Soal Pengusutan Kuota Haji, KPK Jangan Merasa Tersandera

Anwar Husen

(Pemerhati Sosial/ Tinggal di Tidore, Maluku Utara)

"Tak berlebihan jika saya berani mengajukan konklusi di tulisan saya tadi. Dan kita akan mengujinya bersama. Kita pilih menteri agamanya dari kelompok yang tidak beragama. Alasannya, yang beragama sudah gagal berkali-kali. Ada tiga perspektif yang melengkapi kegagalan itu: gagal personal, gagal kelembagaan dan gagal keumatan"

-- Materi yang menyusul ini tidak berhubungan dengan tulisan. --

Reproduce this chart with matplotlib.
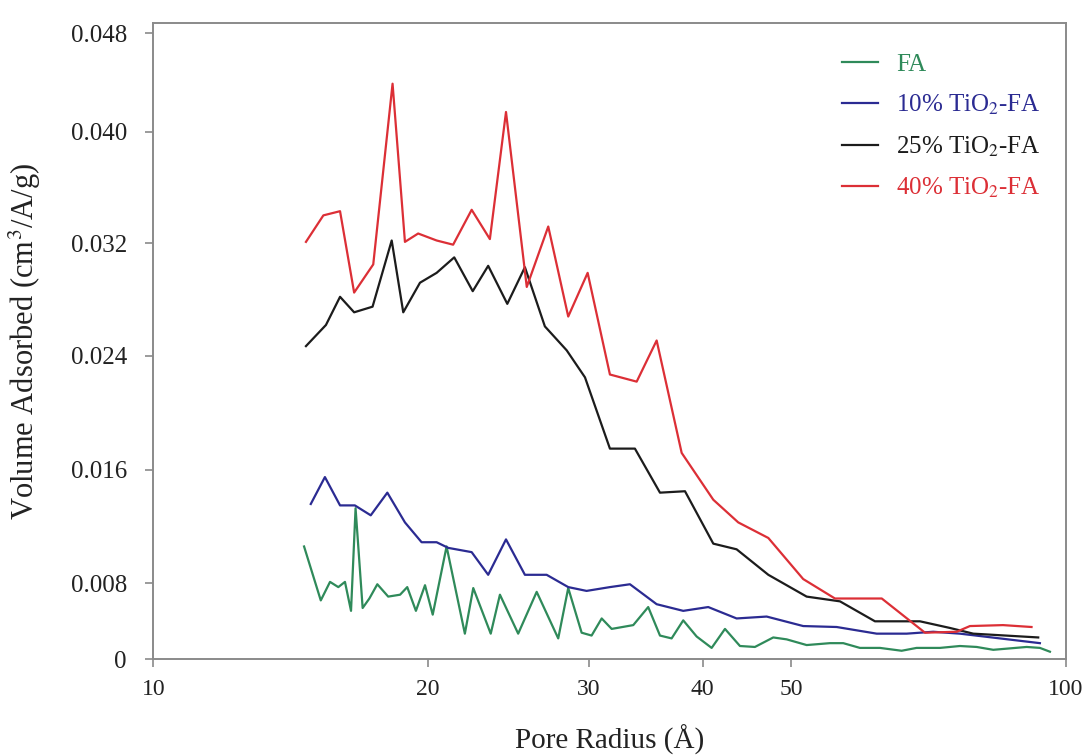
import numpy as np
import matplotlib
matplotlib.use("Agg")
import matplotlib.pyplot as plt
from matplotlib.ticker import FixedLocator, FixedFormatter, NullLocator

plt.rcParams["font.family"] = ["Liberation Serif", "DejaVu Serif"]
plt.rcParams["mathtext.fontset"] = "stix"

# Pore radius (Å) and volume adsorbed (cm3/Å/g)
r_fa = [14.63, 15.26, 15.62, 15.95, 16.22, 16.47, 16.66, 16.96, 17.25, 17.60,
        18.09, 18.64, 18.98, 19.40, 19.85, 20.24, 20.96, 21.95, 22.42, 23.43,
        23.98, 25.11, 26.31, 27.78, 28.49, 29.47, 30.22, 31.00, 31.79, 33.57,
        34.86, 35.91, 36.98, 38.08, 39.39, 40.91, 42.31, 43.94, 45.63, 47.79,
        49.43, 51.99, 55.14, 57.02, 59.47, 62.55, 66.07, 68.61, 72.77, 76.53,
        79.83, 83.25, 90.57, 93.65, 96.05]
v_fa = [0.0106, 0.0062, 0.0081, 0.0076, 0.0081, 0.0051, 0.0133, 0.0054, 0.0064, 0.0079,
        0.0066, 0.0068, 0.0076, 0.0051, 0.0078, 0.0047, 0.0106, 0.0027, 0.0075, 0.0027,
        0.0068, 0.0027, 0.0071, 0.0022, 0.0075, 0.0028, 0.0025, 0.0043, 0.0032, 0.0036,
        0.0055, 0.0025, 0.0022, 0.0041, 0.0024, 0.0012, 0.0032, 0.0014, 0.0013, 0.0023,
        0.0021, 0.0015, 0.0017, 0.0017, 0.0012, 0.0012, 0.0009, 0.0012, 0.0012, 0.0014,
        0.0013, 0.0010, 0.0013, 0.0012, 0.0008]

r_10 = [14.88, 15.42, 16.02, 16.63, 17.31, 18.05, 18.87, 19.68, 20.44, 21.05,
        22.33, 23.28, 24.35, 25.54, 26.98, 28.49, 29.84, 31.65, 33.29, 35.61,
        38.08, 40.56, 43.57, 47.00, 51.54, 56.08, 62.04, 66.91, 71.55, 76.53, 93.65]
v_10 = [0.0136, 0.0155, 0.0135, 0.0135, 0.0128, 0.0144, 0.0123, 0.0109, 0.0109, 0.0105,
        0.0102, 0.0086, 0.0111, 0.0086, 0.0086, 0.0076, 0.0072, 0.0076, 0.0079, 0.0058,
        0.0051, 0.0055, 0.0043, 0.0045, 0.0035, 0.0034, 0.0027, 0.0027, 0.0029, 0.0027, 0.0017]

r_25 = [14.70, 15.46, 16.02, 16.60, 17.39, 18.25, 18.79, 19.60, 20.44, 21.37,
        22.39, 23.28, 24.43, 25.54, 26.86, 28.38, 29.72, 31.65, 33.71, 35.91,
        38.25, 41.08, 43.57, 47.20, 51.99, 56.55, 61.77, 69.19, 74.63, 79.15, 93.25]
v_25 = [0.0247, 0.0262, 0.0282, 0.0271, 0.0275, 0.0322, 0.0271, 0.0292, 0.0299, 0.0310,
        0.0286, 0.0304, 0.0277, 0.0303, 0.0261, 0.0244, 0.0225, 0.0175, 0.0175, 0.0144,
        0.0145, 0.0108, 0.0104, 0.0086, 0.0066, 0.0061, 0.0040, 0.0040, 0.0033, 0.0027, 0.0023]

r_40 = [14.70, 15.36, 16.02, 16.60, 17.42, 18.29, 18.87, 19.51, 20.44, 21.31,
        22.33, 23.38, 24.35, 25.66, 27.09, 28.49, 29.92, 31.65, 33.86, 35.61,
        37.93, 41.08, 43.75, 47.20, 51.54, 55.84, 62.84, 70.08, 75.91, 78.49, 85.32, 91.69]
v_40 = [0.0321, 0.0340, 0.0343, 0.0285, 0.0305, 0.0439, 0.0321, 0.0327, 0.0322, 0.0319,
        0.0344, 0.0323, 0.0416, 0.0289, 0.0332, 0.0268, 0.0299, 0.0227, 0.0222, 0.0251,
        0.0172, 0.0139, 0.0123, 0.0112, 0.0083, 0.0064, 0.0064, 0.0028, 0.0029, 0.0035,
        0.0036, 0.0034]

labels = ["FA", "10% TiO$_2$-FA", "25% TiO$_2$-FA", "40% TiO$_2$-FA"]
colors = ["#2f8a5a", "#2b2b92", "#1c1c1c", "#dc2f36"]

x_ticks = [10, 20, 30, 40, 50, 100]
y_ticks = [0, 0.008, 0.016, 0.024, 0.032, 0.040, 0.048]
y_tick_labels = ["0", "0.008", "0.016", "0.024", "0.032", "0.040", "0.048"]

# the original y axis is not evenly spaced: map ticks to their drawn heights
y_knots = [-1.0, 0.0, 0.008, 0.016, 0.024, 0.032, 0.040, 0.048, 1.0]
h_knots = [-9500.0, 0.0, 76.0, 189.3, 303.3, 416.0, 527.6, 626.0, 626.0 + 0.952 * 12300.0]


def fwd(v):
    return np.interp(v, y_knots, h_knots)


def inv(h):
    return np.interp(h, h_knots, y_knots)


fig = plt.figure(figsize=(10.9, 7.56), dpi=100)
ax = fig.add_axes([0.1406, 0.1279, 0.8373, 0.8421])

for r, v, lab, c in zip([r_fa, r_10, r_25, r_40], [v_fa, v_10, v_25, v_40], labels, colors):
    ax.plot(r, v, color=c, lw=1.6, label=lab)

ax.set_xscale("log")
ax.set_yscale("function", functions=(fwd, inv))
ax.set_xlim(10, 100)
ax.set_ylim(0, 0.04886)

ax.xaxis.set_major_locator(FixedLocator(x_ticks))
ax.xaxis.set_major_formatter(FixedFormatter([str(t) for t in x_ticks]))
ax.xaxis.set_minor_locator(NullLocator())
ax.yaxis.set_major_locator(FixedLocator(y_ticks))
ax.yaxis.set_major_formatter(FixedFormatter(y_tick_labels))
ax.yaxis.set_minor_locator(NullLocator())

for s in ax.spines.values():
    s.set_color("#8a8a8a")
    s.set_linewidth(1.4)

ax.tick_params(axis="both", direction="out", color="#8a8a8a", width=1.2, length=6)
ax.tick_params(axis="y", labelsize=18, pad=13, labelcolor="#222222")
ax.tick_params(axis="x", labelsize=17, pad=8, labelcolor="#222222")

ax.set_xlabel("Pore Radius (Å)", fontsize=21, labelpad=18, color="#222222")
ax.set_ylabel("Volume Adsorbed (cm$^3$/A/g)", fontsize=22, labelpad=20, color="#222222")

ax.legend(loc="upper left", bbox_to_anchor=(0.7305, 0.987), frameon=False,
          fontsize=18, labelcolor="linecolor", handlelength=1.44,
          handletextpad=0.7, labelspacing=0.68)

fig.savefig("out.png", dpi=100)
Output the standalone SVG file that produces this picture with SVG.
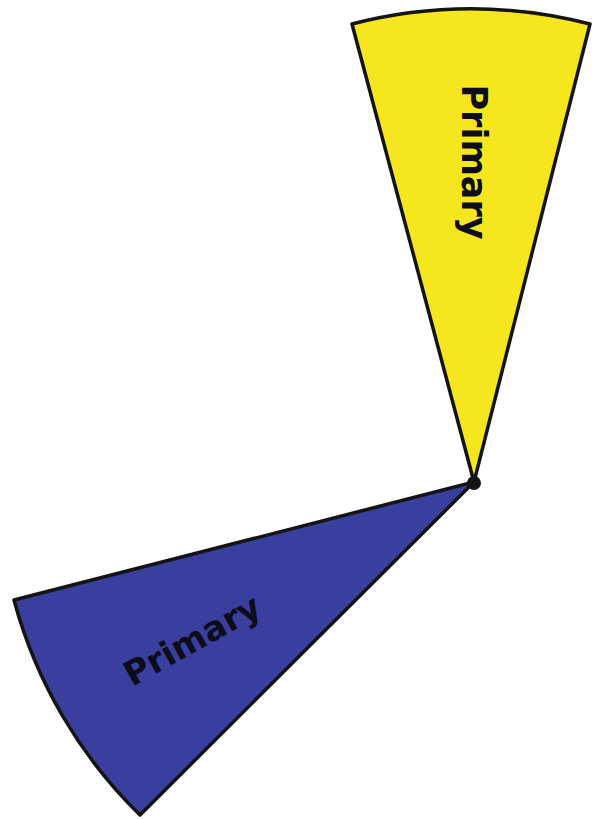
<svg xmlns="http://www.w3.org/2000/svg" width="593" height="819" viewBox="0 0 593 819">
<style>
.w{stroke:#141414;stroke-width:3.5;stroke-linejoin:round}
.t{font-family:"DejaVu Sans",sans-serif;font-weight:bold;fill:#0c0c1a;text-anchor:middle}
</style>
<rect width="593" height="819" fill="#ffffff"/>
<g id="yellow">
<path class="w" d="M474,482 L352,24 A473,473 0 0 1 590,24 Z" fill="#f5e61e"/>
<text class="t" font-size="35" transform="translate(475,162) rotate(90)" y="13">Primary</text>
</g>
<g id="blue">
<path class="w" d="M474,482 L14,600 A473,473 0 0 0 140,815 Z" fill="#3a3f9f"/>
<text class="t" font-size="34" transform="translate(192,640) rotate(-29)" y="12">Primary</text>
</g>
<g id="center"><circle cx="474" cy="483" r="7" fill="#141414"/></g>
<g id="connectors"/>
</svg>
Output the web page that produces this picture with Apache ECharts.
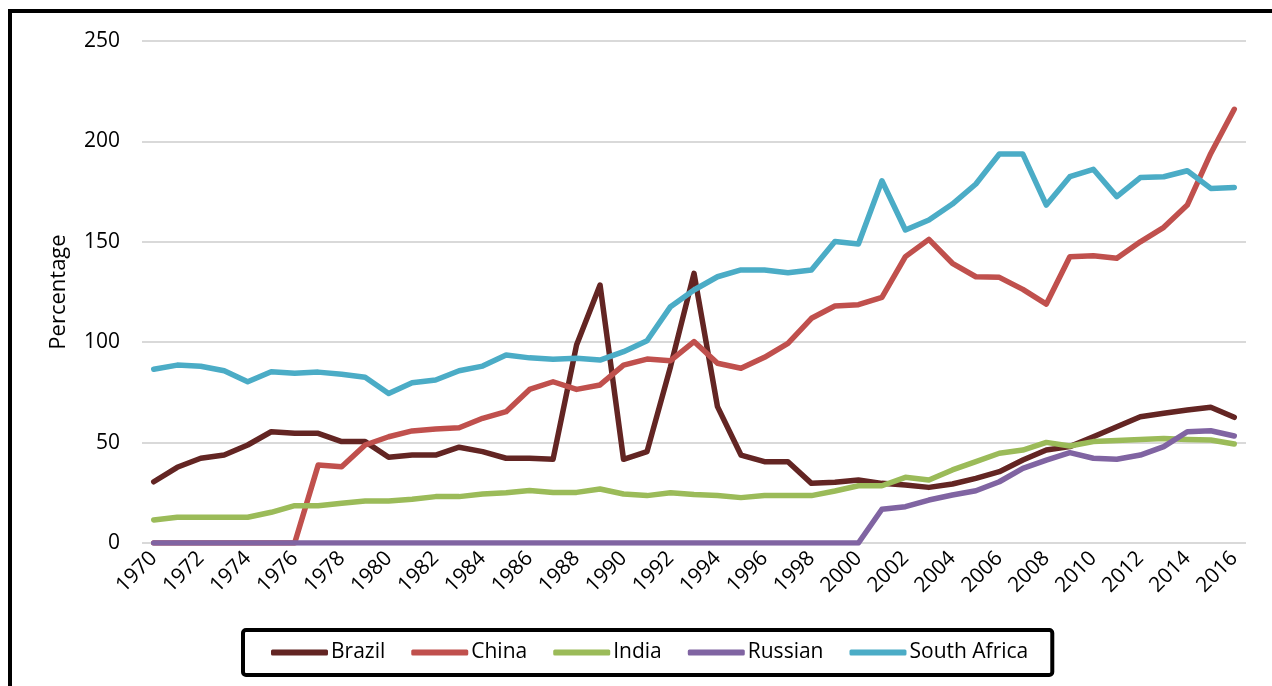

Untuk ukuran pengungkapan sebuah kasus hukum sejak pemeriksaan, bahkan telah ada pencekalan terhadap saksi, pengusutan dugaan penyalahgunaan kuota haji di era Menteri Agama Yaqut Cholil Qoumas, terbilang lama. Banyak pengamat hingga anggota DPR mendesak percepatannya. Bahkan muncul dugaan dari beberapa pihak, jangan-jangan ada skenario lain membungkam opini tentang dugaan kasus ini, hingga menyanderanya.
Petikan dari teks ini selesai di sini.